The prevailing hypothesis today is that the Earth–Moon system formed as a result of a giant impact: a Mars-sized body hitting the newly formed proto-Earth, blasting material into orbit around it, which accreted to form the Moon. Giant impacts are thought to have been common in the early Solar System. Computer simulations modelling a giant impact are consistent with measurements of the angular momentum of the Earth–Moon system and the small size of the lunar core. These simulations also show that most of the Moon came from the impactor, not from the proto-Earth. However more recent tests suggest more of the Moon coalesced from the Earth and not the impactor. Meteorites show that other inner Solar System bodies such as Mars and Vesta have very different oxygen and tungsten isotopic compositions to the Earth, while the Earth and Moon have near-identical isotopic compositions. Post-impact mixing of the vaporized material between the forming Earth and Moon could have equalized their isotopic compositions, although this is debated.

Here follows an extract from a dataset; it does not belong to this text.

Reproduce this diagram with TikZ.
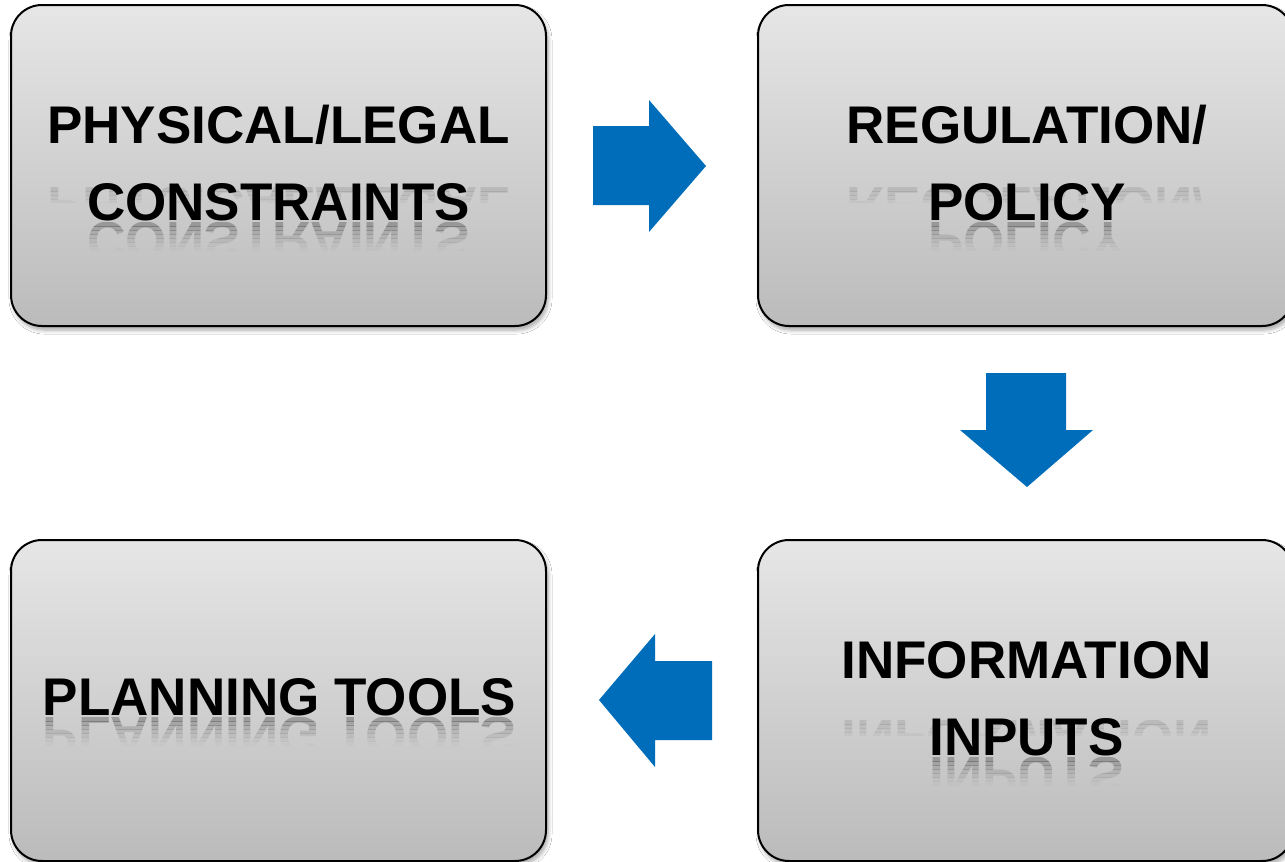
\documentclass[tikz,border=0pt]{standalone}
\usepackage{fontspec}
\setmainfont{Liberation Sans}
\usetikzlibrary{shadows.blur}
\definecolor{arrowblue}{RGB}{0,109,187}
\definecolor{boxtop}{RGB}{230,230,230}
\definecolor{boxbot}{RGB}{187,187,187}
\tikzset{
  box/.style={draw=black, line width=2pt, rounded corners=31pt,
    top color=boxtop, bottom color=boxbot,
    minimum width=535pt, minimum height=321pt, inner sep=0pt,
    blur shadow={shadow xshift=2pt, shadow yshift=-4pt, shadow blur radius=4pt, shadow blur steps=6, shadow opacity=35}},
  lbl/.style={font=\fontsize{53}{64}\selectfont\bfseries, text=black, inner sep=0pt},
  blockarrow/.style={fill=arrowblue, draw=none}
}
% mirrored, fading copy of a line: x, baseline y, gap, opacity factor, text
\newcommand\mirrortext[5]{%
  \foreach \k/\op in {0/0.24,1/0.19,2/0.14,3/0.10,4/0.07,5/0.04,6/0.02}{%
    \begin{scope}
      \clip (#1-300, #2+#3+\k*4) rectangle (#1+300, #2+#3+\k*4+4);
      \node[lbl, anchor=base, yscale=-1, opacity=#4*\op] at (#1, #2+#3) {#5};
    \end{scope}
  }}
\begin{document}
\begin{tikzpicture}[x=1pt, y=-1pt]
\clip (0,0) rectangle (1285,862);
\fill[white] (0,0) rectangle (1285,862);

% boxes
\node[box] (b1) at (278.5,165.5) {};
\node[box] (b2) at (1025.5,165.5) {};
\node[box] (b3) at (278.5,700.5) {};
\node[box] (b4) at (1025.5,700.5) {};

% faint reflections of first lines (behind second lines)
\begin{scope}
\clip (0,186) rectangle (1285,202);
\mirrortext{278.5}{143}{44}{0.4}{PHYSICAL/LEGAL}
\mirrortext{1027}{143}{44}{0.4}{REGULATION/}
\end{scope}
\begin{scope}
\clip (0,719) rectangle (1285,735);
\mirrortext{1026.5}{678}{42}{0.4}{INFORMATION}
\end{scope}

% reflections of last lines
\mirrortext{278.5}{220}{2}{1}{CONSTRAINTS}
\mirrortext{1027}{220}{2}{1}{POLICY}
\mirrortext{279.5}{715}{2}{1}{PLANNING TOOLS}
\mirrortext{1026.5}{755}{2}{1}{INPUTS}

% texts
\node[lbl, anchor=base] (t1a) at (278.5,143) {PHYSICAL/LEGAL};
\node[lbl, anchor=base] (t1b) at (278.5,220) {CONSTRAINTS};
\node[lbl, anchor=base] (t2a) at (1027,143) {REGULATION/};
\node[lbl, anchor=base] (t2b) at (1027,220) {POLICY};
\node[lbl, anchor=base] (t3) at (279.5,715) {PLANNING TOOLS};
\node[lbl, anchor=base] (t4a) at (1026.5,678) {INFORMATION};
\node[lbl, anchor=base] (t4b) at (1026.5,755) {INPUTS};

% block arrows
\fill[blockarrow] (593,126) -- (649,126) -- (649,100) -- (706,166) -- (649,232) -- (649,205) -- (593,205) -- cycle;
\fill[blockarrow] (986,373) -- (1066,373) -- (1066,430) -- (1093,430) -- (1027,487) -- (960,430) -- (986,430) -- cycle;
\fill[blockarrow] (712,661) -- (655,661) -- (655,634) -- (599,700) -- (655,767) -- (655,740) -- (712,740) -- cycle;
\end{tikzpicture}
\end{document}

Most likely a huge asteroid collided with the earth when it was forming. A piece of earth got ripped away. The forming earth had a greater gravity and pulled the broken off chunk into orbit around itself. Then the debris surrounding each object got pulled into them.
Wow it makes me wonder what the heck they teach in science classes any more!! Ok when Earth was forming an asteroid collided with it & a piece of earth was ripped away & was mixed with that & other debris in space to form the moon.
During the creation of the Earth, a Mars-sized object crashed into it, sending debris into space. With gravity, the moon then formed and the Earth kept forming. And now, in the present, we have a big blue rock with water on it with a smaller white rock circling it, and apparently science teachers who aren't teaching this stuff on the big blue rock.